L’étude visait à identifier les facteurs de choix de l’école francophone par les parents immigrants, les initiatives de francisation mises en oeuvre et leurs effets sur l’intégration scolaire et sociale des élèves immigrants. Selon les répondants, les facteurs de choix de l’école francophone par les parents d’élèves immigrants dans un contexte de dualité linguistique obéissent à des logiques spécifiques, notamment la continuité des apprentissages des enfants dans leur nouvel environnement d’études et le souhait d’acquérir un certain bilinguisme (anglais-français). Plusieurs stratégies visant à développer chez ces élèves des compétences langagières nécessaires à la poursuite des apprentissages dans les écoles francophones ont été identifiées. La mise en oeuvre de certaines initiatives donne lieu à des activités socioculturelles.

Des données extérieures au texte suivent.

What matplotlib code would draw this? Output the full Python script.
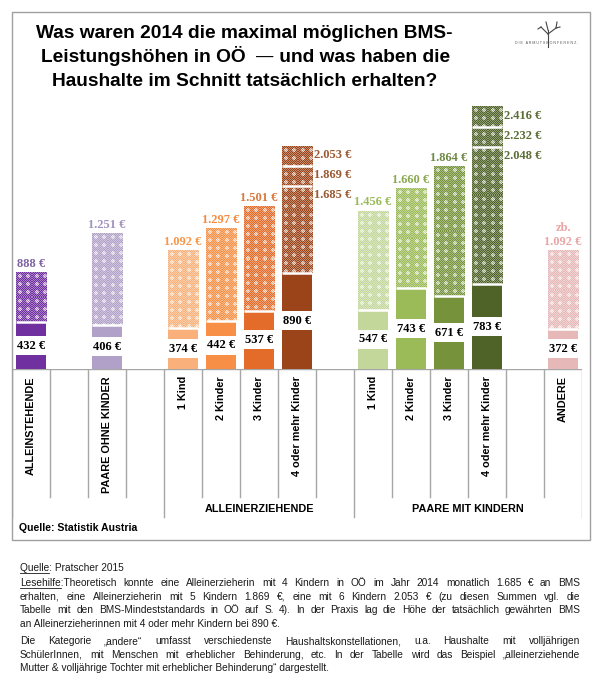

Les répondants considèrent que le développement des compétences langagières en français des jeunes nouveaux arrivants allophones et parlant peu le français leur permet non seulement de poursuivre leurs apprentissages entamés dans leurs pays d’origine, mais aussi de s’intégrer socialement dans leur nouvel environnement socioéducatif. L’une des limites de cette étude est le fait de passer par les tierces personnes pour comprendre les facteurs de choix de l’école francophone par les parents et d’interpréter leurs propos afin de comprendre les incidences de la francisation sur l’intégration scolaire sans avoir recours au rendement scolaire concret. Des recherches plus approfondies devraient être menées en contexte francophone minoritaire afin de déterminer les effets de ce processus de francisation sur la réussite scolaire des élèves nouveaux arrivants.